In 1952, she started working with a group of children in the village Nikora, on the banks of the Narmada River, in South Gujarat with an informal curriculum. Later, an experimental school attached to the B.M. Institute of Child Psychology and Development, Ahmedabad, adopted this format and in the 1970s at the Bal Bhavan, Delhi took it as well, eventual Avehi was formed in 1981 and in 1990 when AVEHI took up the programme, and named it ABACUS with Shanta Gandhi as Director.

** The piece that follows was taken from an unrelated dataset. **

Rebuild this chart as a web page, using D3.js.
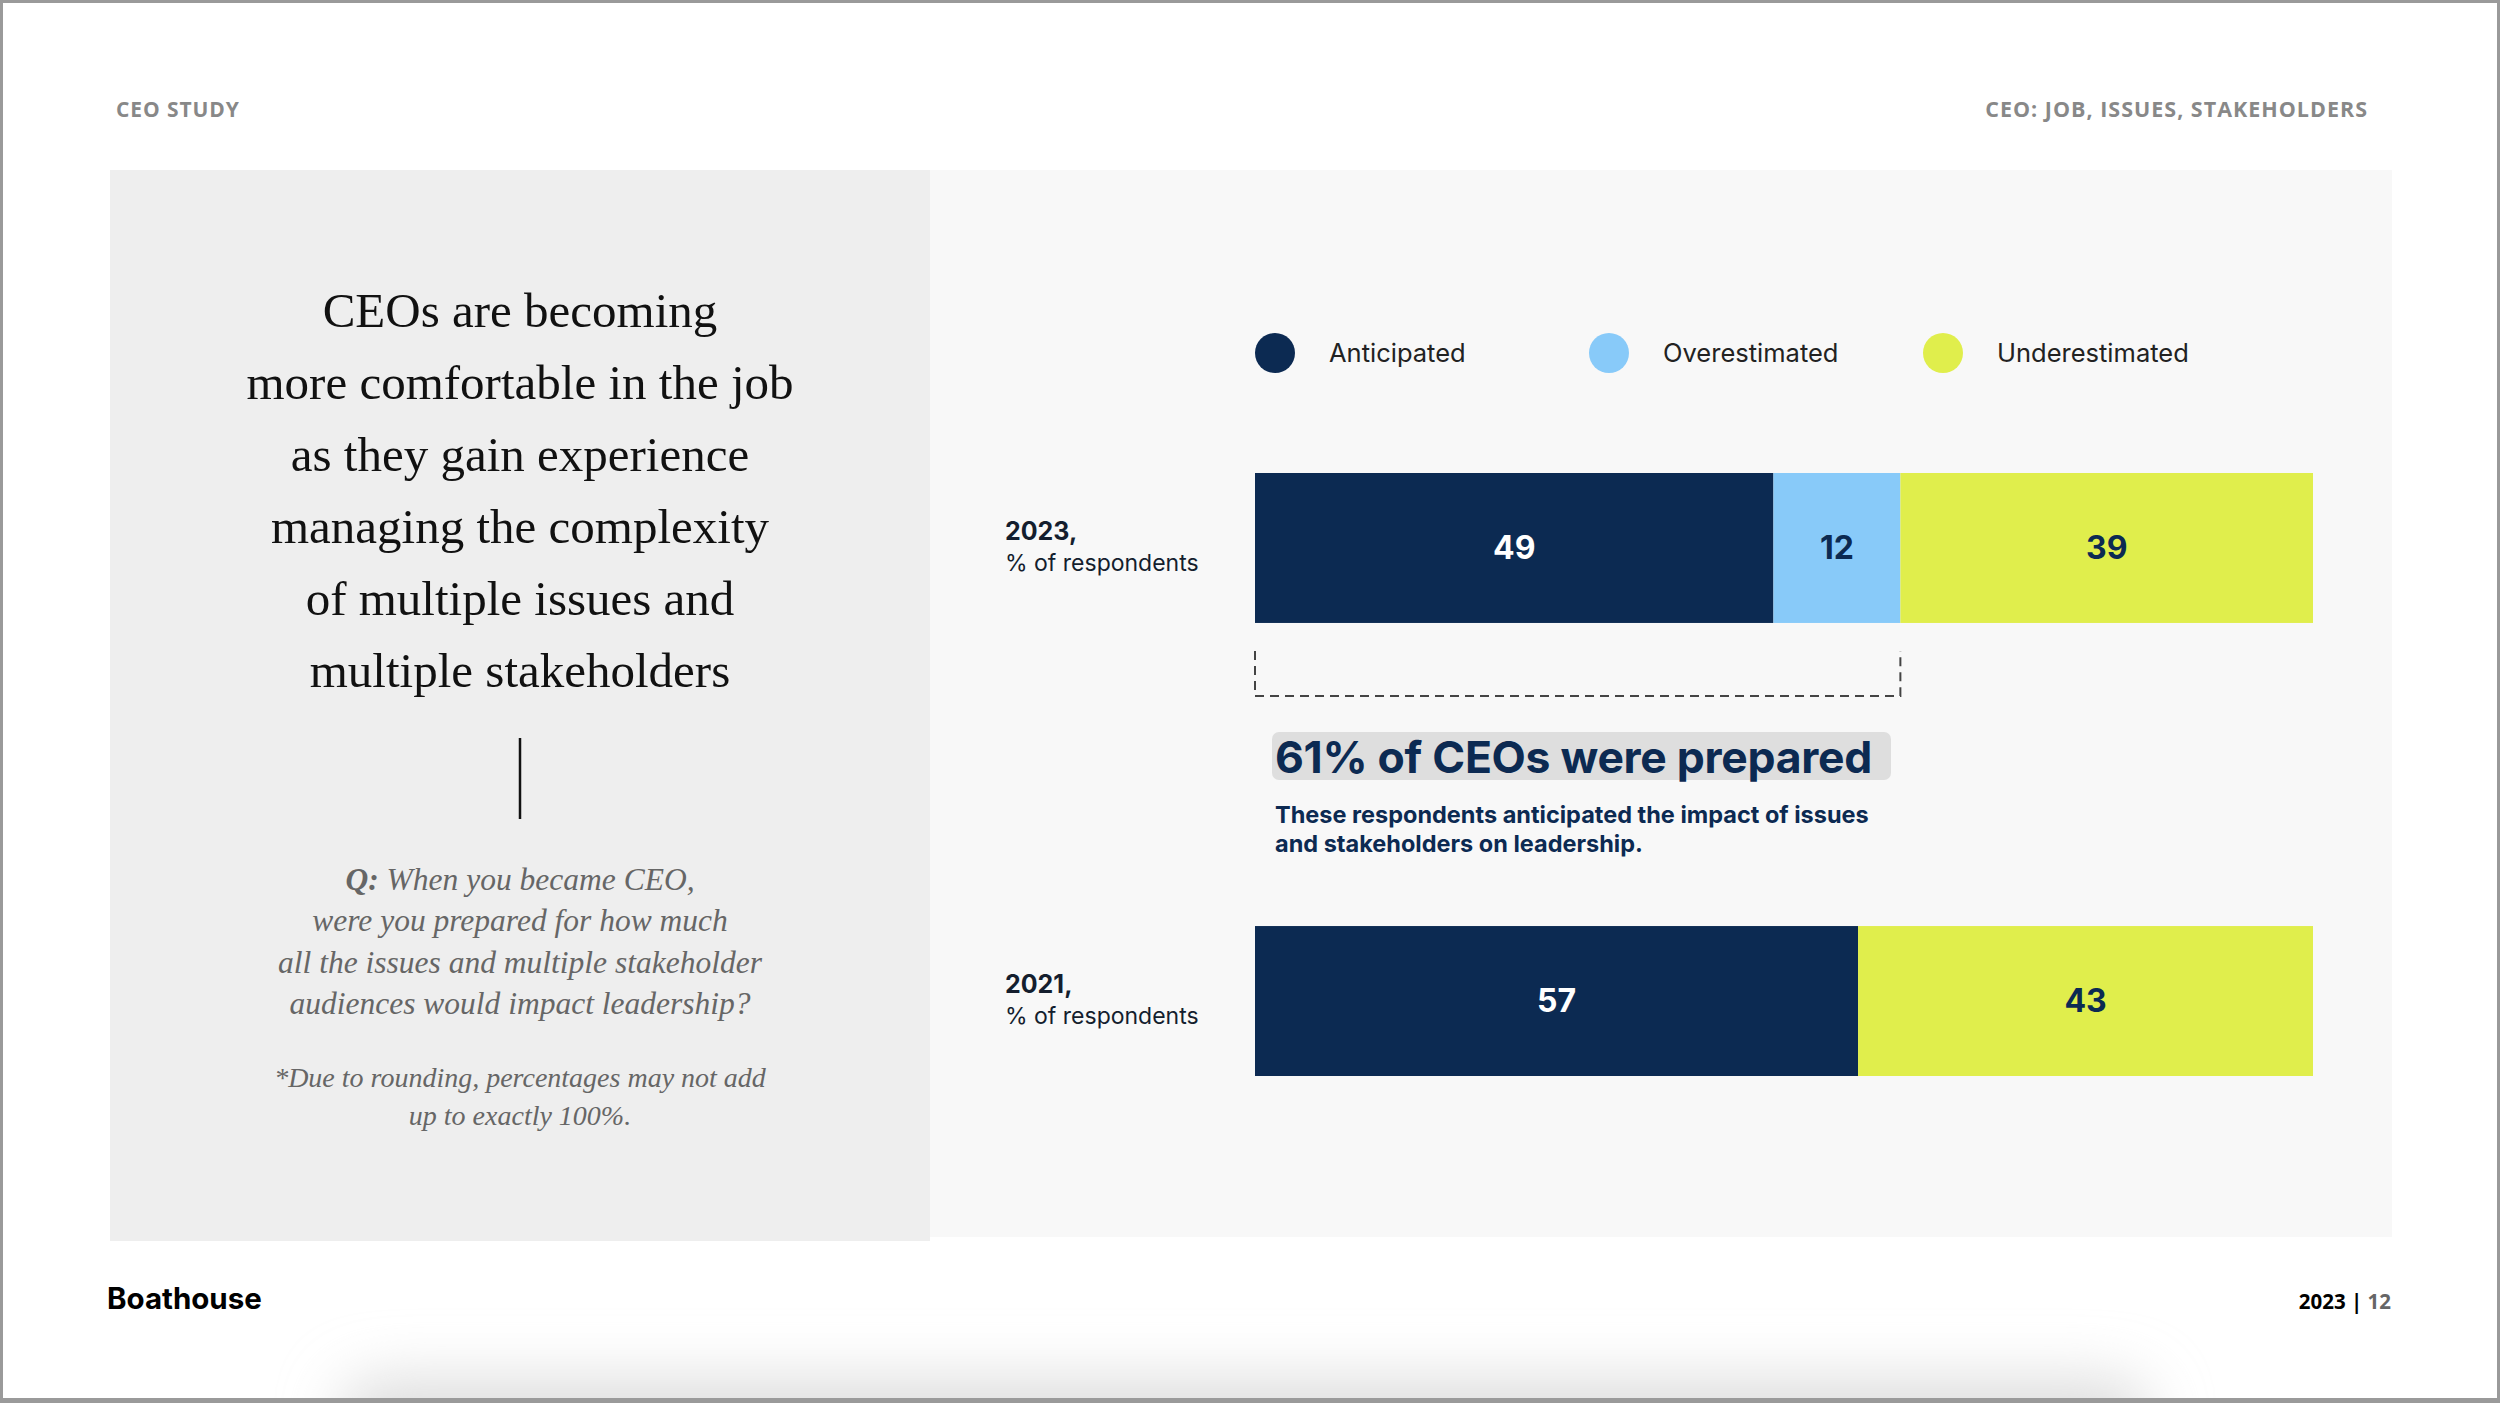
<!DOCTYPE html>
<html>
  <head>
    <meta charset="utf-8">
    <title>CEOs prepared for issues and stakeholders</title>
    <script src="https://d3js.org/d3.v7.min.js"></script>
    <style>
      html, body { margin: 0; padding: 0; background: #fff; }
      svg { display: block; }
    </style>
  </head>
  <body>
    <svg id="chart"></svg>
    <script>
// data
var years = ["2023", "2021"];
var categories = ["Anticipated", "Overestimated", "Underestimated"];
var values2023 = [49, 12, 39];
var values2021 = [57, 0, 43];
var preparedShare = 61;

var headlineLines = [
  "CEOs are becoming",
  "more comfortable in the job",
  "as they gain experience",
  "managing the complexity",
  "of multiple issues and",
  "multiple stakeholders"
];
var questionLines = [
  "When you became CEO,",
  "were you prepared for how much",
  "all the issues and multiple stakeholder",
  "audiences would impact leadership?"
];
var footnoteLines = [
  "*Due to rounding, percentages may not add",
  "up to exactly 100%."
];
var calloutLines = [
  "These respondents anticipated the impact of issues",
  "and stakeholders on leadership."
];

var W = 2500, H = 1403;
var navy = "#0c2a52";
var sans = "Inter, 'Noto Sans', sans-serif";
var serif = "'Liberation Serif', 'DejaVu Serif', serif";

var colorScale = d3.scaleOrdinal()
  .domain(categories)
  .range([navy, "#88caf9", "#e0ee4c"]);

var svg = d3.select("#chart")
  .attr("width", W)
  .attr("height", H);

var defs = svg.append("defs");
defs.append("filter")
  .attr("id", "blur")
  .attr("x", "-20%").attr("y", "-200%")
  .attr("width", "140%").attr("height", "500%")
  .append("feGaussianBlur")
  .attr("stdDeviation", 30);

svg.append("rect")
  .attr("width", W).attr("height", H)
  .attr("fill", "#fff");

// soft shadow under the page
svg.append("rect")
  .attr("x", 340).attr("y", 1380)
  .attr("width", 1810).attr("height", 80)
  .attr("rx", 40)
  .attr("fill", "#dcdcdc")
  .attr("filter", "url(#blur)");

// header
svg.append("text")
  .attr("x", 116).attr("y", 117)
  .style("font-family", "'Open Sans', sans-serif")
  .style("font-weight", 700)
  .style("font-size", "21px")
  .style("letter-spacing", "0.9px")
  .attr("fill", "#888")
  .text("CEO STUDY");

svg.append("text")
  .attr("x", 2368).attr("y", 117)
  .attr("text-anchor", "end")
  .style("font-family", "'Open Sans', sans-serif")
  .style("font-weight", 700)
  .style("font-size", "21.5px")
  .style("letter-spacing", "1px")
  .attr("fill", "#888")
  .text("CEO: JOB, ISSUES, STAKEHOLDERS");

// panels
svg.append("rect")
  .attr("x", 110).attr("y", 170)
  .attr("width", 820).attr("height", 1071)
  .attr("fill", "#eeeeee");

svg.append("rect")
  .attr("x", 930).attr("y", 170)
  .attr("width", 1462).attr("height", 1067)
  .attr("fill", "#f8f8f8");

// left panel text
var cx = 520;
svg.append("g")
  .selectAll("text")
  .data(headlineLines)
  .join("text")
  .attr("x", cx)
  .attr("y", function(d, i) { return 327 + i * 72; })
  .attr("text-anchor", "middle")
  .style("font-family", serif)
  .style("font-size", "49px")
  .attr("fill", "#111")
  .text(function(d) { return d; });

svg.append("line")
  .attr("x1", cx).attr("x2", cx)
  .attr("y1", 738).attr("y2", 819)
  .attr("stroke", "#111")
  .attr("stroke-width", 2.5);

var q = svg.append("g")
  .selectAll("text")
  .data(questionLines)
  .join("text")
  .attr("x", cx)
  .attr("y", function(d, i) { return 890 + i * 41.3; })
  .attr("text-anchor", "middle")
  .style("font-family", serif)
  .style("font-style", "italic")
  .style("font-size", "31.5px")
  .attr("fill", "#666");

q.each(function(d, i) {
  var t = d3.select(this);
  if (i === 0) {
    t.append("tspan").style("font-weight", 700).text("Q: ");
  }
  t.append("tspan").text(d);
});

svg.append("g")
  .selectAll("text")
  .data(footnoteLines)
  .join("text")
  .attr("x", cx)
  .attr("y", function(d, i) { return 1087 + i * 38; })
  .attr("text-anchor", "middle")
  .style("font-family", serif)
  .style("font-style", "italic")
  .style("font-size", "28px")
  .attr("fill", "#666")
  .text(function(d) { return d; });

// scales for the bars
var xScale = d3.scaleLinear()
  .domain([0, 100])
  .range([1255, 2313]);

var yScale = d3.scaleBand()
  .domain(years)
  .range([473, 1076])
  .paddingInner(0.669);

var rows = years.map(function(y, i) {
  var vals = i === 0 ? values2023 : values2021;
  var row = { year: y };
  categories.forEach(function(c, j) { row[c] = vals[j]; });
  return row;
});

var stacked = d3.stack().keys(categories)(rows);

// legend
var legendX = [1275, 1609, 1943];
var legend = svg.append("g")
  .selectAll("g")
  .data(categories)
  .join("g")
  .attr("transform", function(d, i) { return "translate(" + legendX[i] + ",353)"; });

legend.append("circle")
  .attr("r", 20)
  .attr("fill", function(d) { return colorScale(d); });

legend.append("text")
  .attr("x", 54)
  .attr("y", 9)
  .style("font-family", sans)
  .style("font-size", "25.5px")
  .attr("fill", "#222")
  .text(function(d) { return d; });

// bars
var series = svg.append("g")
  .selectAll("g")
  .data(stacked)
  .join("g")
  .attr("fill", function(d) { return colorScale(d.key); });

series.selectAll("rect")
  .data(function(d) { return d.map(function(p) { p.key = d.key; return p; }); })
  .join("rect")
  .attr("x", function(d) { return xScale(d[0]); })
  .attr("y", function(d) { return yScale(d.data.year); })
  .attr("width", function(d) { return xScale(d[1]) - xScale(d[0]); })
  .attr("height", yScale.bandwidth());

series.selectAll("text")
  .data(function(d) { return d.filter(function(p) { return p[1] - p[0] > 0; }); })
  .join("text")
  .attr("x", function(d) { return (xScale(d[0]) + xScale(d[1])) / 2; })
  .attr("y", function(d) { return yScale(d.data.year) + yScale.bandwidth() / 2; })
  .attr("dy", "0.33em")
  .attr("text-anchor", "middle")
  .style("font-family", sans)
  .style("font-weight", 700)
  .style("font-size", "32px")
  .attr("fill", function(d) { return d.key === "Anticipated" ? "#fff" : navy; })
  .text(function(d) { return d[1] - d[0]; });

// row labels
var rowLabel = svg.append("g")
  .selectAll("g")
  .data(years)
  .join("g")
  .attr("transform", function(d) {
    return "translate(1005," + (yScale(d) + yScale.bandwidth() / 2) + ")";
  });

rowLabel.append("text")
  .attr("y", -8)
  .style("font-family", sans)
  .style("font-weight", 700)
  .style("font-size", "25px")
  .attr("fill", "#141e2e")
  .text(function(d) { return d + ","; });

rowLabel.append("text")
  .attr("y", 23)
  .style("font-family", sans)
  .style("font-size", "23px")
  .attr("fill", "#141e2e")
  .text("% of respondents");

// dashed bracket under the prepared share
var bTop = yScale("2023") + yScale.bandwidth() + 28;
var bBot = bTop + 45;
svg.append("path")
  .attr("d", "M" + xScale(0) + "," + bTop + "V" + bBot + "H" + xScale(preparedShare) + "V" + bTop)
  .attr("fill", "none")
  .attr("stroke", "#444")
  .attr("stroke-width", 2)
  .attr("stroke-dasharray", "9,6");

// callout
svg.append("rect")
  .attr("x", 1272).attr("y", 732)
  .attr("width", 619).attr("height", 48)
  .attr("rx", 7)
  .attr("fill", "#dedede");

svg.append("text")
  .attr("x", 1275).attr("y", 773)
  .style("font-family", sans)
  .style("font-weight", 700)
  .style("font-size", "44.5px")
  .style("letter-spacing", "-0.3px")
  .attr("fill", navy)
  .text(preparedShare + "% of CEOs were prepared");

svg.append("g")
  .selectAll("text")
  .data(calloutLines)
  .join("text")
  .attr("x", 1275)
  .attr("y", function(d, i) { return 823 + i * 29; })
  .style("font-family", sans)
  .style("font-weight", 700)
  .style("font-size", "23.5px")
  .attr("fill", navy)
  .text(function(d) { return d; });

// footer
svg.append("text")
  .attr("x", 107).attr("y", 1309)
  .style("font-family", sans)
  .style("font-weight", 700)
  .style("font-size", "29.5px")
  .attr("fill", "#000")
  .text("Boathouse");

var pg = svg.append("text")
  .attr("x", 2391).attr("y", 1309)
  .attr("text-anchor", "end")
  .style("font-family", "'Open Sans', sans-serif")
  .style("font-weight", 700)
  .style("font-size", "20.5px");
pg.append("tspan").attr("fill", "#000").text("2023 | ");
pg.append("tspan").attr("fill", "#666").text("12");

// frame of the screenshot
svg.append("rect")
  .attr("x", 1.5).attr("y", 1.5)
  .attr("width", W - 3).attr("height", H - 3)
  .attr("fill", "none")
  .attr("stroke", "#9a9a9a")
  .attr("stroke-width", 3);
svg.append("rect")
  .attr("x", 0).attr("y", H - 5)
  .attr("width", W).attr("height", 5)
  .attr("fill", "#9a9a9a");
    </script>
  </body>
</html>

In 1958, Shanta Gandhi was called to Delhi as Asian Theatre Institute was being set up, she joined a Professor of Ancient Indian Drama, in the following year when it merged with the National School of Drama, she continued teaching and in the coming years revived ancient Indian plays starting with Sanskrit drama masters, Kalidasa, Bhasa, Vishakhadatta and Bhavabhuti. She was first to revive 4th century BC, Sanskrit playwright, Bhasa's through her productions of Madhyamavyayoga (1966) (The Middle One) and Urubhanga (The Broken Thigh), a decade before Pannikar and Ratan Thiyam began working with them. She later directed Vishakhadatta's Mudrarakshasa, Virkam Varman's Bhagavadajjukam (1967) all in Hindi. In 1967, she wrote Jasma Odan in Gujarati based on a folk tale, subsequently she translated it in Malavi Hindi with Dr. Shyam Parmar, the result was her most noted production of the Bhavai-based musical Jasma Odhan in 1968, with NSD Repertory Company featuring actors like Manohar Singh and Uttara Baokar. She also did the design for the play, and it resurrected the Bhavai folk theatre from Gujarat. Jasma Odhan remains an integral part of Bhavai repertoire to date and ran successfully in cities like Mumbai, Ahmedabad and Delhi for many years and was also performed in London, Poland and GDR. It was later revived by Nadira Babbar's group Ek jute, which is now performing it for several years now. She also wrote historical play, Razia Sultan which was quite popular and used Nautanki folk theatre style from Uttar Pradesh choreographing her production, Amar Singh Rathor, which she also wrote. She revived interest in Jaishankar Prasad's plays, which though appreciated for literary content were deemed un-stagable by scholars, by successfully staging his 1928 historical play Skanda Gupta, with little changes to the original script. She remained its Chairperson, 1982–1984. She also remained Director, Bal Bhavan, Delhi and National Children's Museum.

==Literary career==
Apart from plays, she wrote a short story collection Ugata Chhod (1951) and a novel Avinash (1952) in Gujarati. Her Gujaratan ne Pagale Pagale (1948) includes sketches of ancient and modern women.

==Personal life==
She was married to Marxist historian Victor Kiernan in 1938 in Bombay (now Mumbai), but the couple divorced in 1946 before Kiernan left India.

==Works==
- Ekalavya. Publisher Bhartiya Sahakari Prakashan Society, 1964.